Uysal, çalışmalarda, Maliye Bakanı Kemal Unakıtan'ın da yargılandığı hayali ihracat davası sanıklarına af niteliğinde bir düzenleme öngörüldüğü şeklindeki
haberler konusuda da şu değerlendirmede bulundu: “Konsey amaç ve çalışmaları içerisinde, Sayın Bakan dahil hiç kimsenin veya hiç bir grubun kişisel durumunu nazara almak ve onların durumuna göre tasarı oluşturmak söz konusu olmadığı gibi, bugüne kadar Sayın Maliye Bakanı'nın ya da Bakanlığın doğrudan veya dolaylı hiç bir telkini, talebi veya yönlendirmesi olmamıştır. Kaldı ki, Konsey'in kurumsallaşması konusunda Maliye Bakanı Unakıtan'ın çok büyük destekleri ve gayretleri ile sivil inisiyatif katkısı en üst seyiyeye ulaşmıştır.
Yaptığımız çalışmalarda, belirli bir kişi veya kurumun kayırılması amacıyla vergi ceza hükümlerini oluşturmak ne kadar objektiflikten uzak ise sonucunda şu kişi veya kurum yararlanır diye ülke çıkarını ve adaletini gözeten bir düzenlemeden kaçınmak veya görmezden gelmek de, aynı derecede objektifliği kaybetmek anlamına gelir.”

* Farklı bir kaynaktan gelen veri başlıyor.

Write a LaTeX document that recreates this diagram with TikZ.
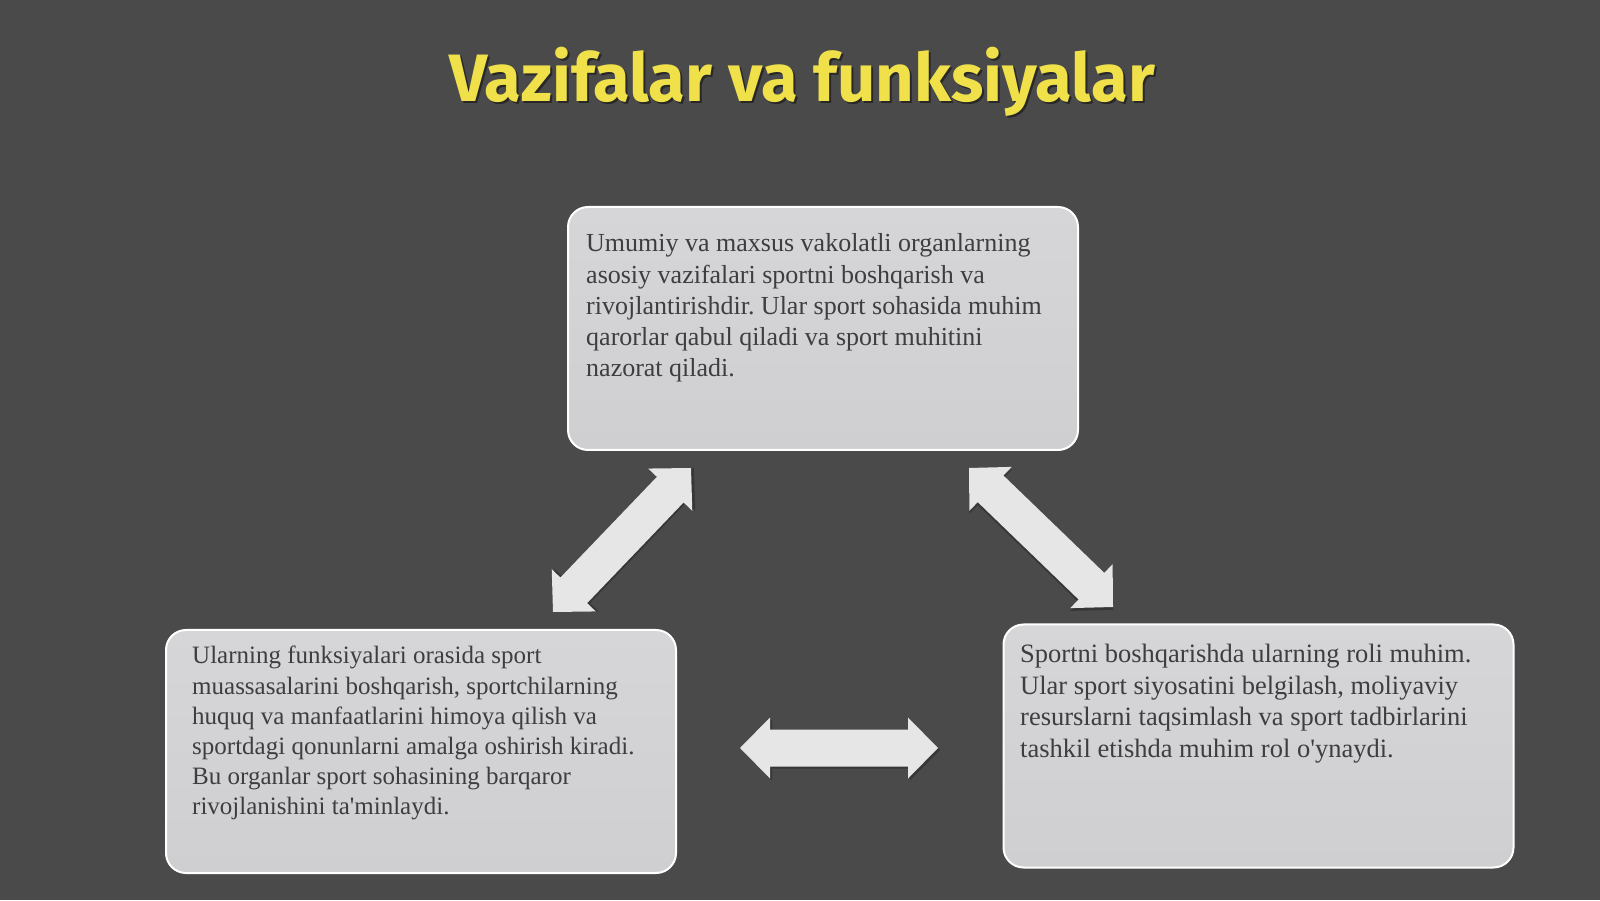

Uysal, Vergi Usul Kanunu'na yönelik çalışmanın, tamamlanmasının ardından Bakanlığa sunulacağını, burada yapılacak değerlendirme sonrası Bakanlar Kurulu'na gideceğini ve hükümetin uygun görüşünün ardından TBMM'ye gönderileceğini hatırlattı. Uysal, düzenlemenin Meclis tarafından karara bağlanacağına da dikkati çekti.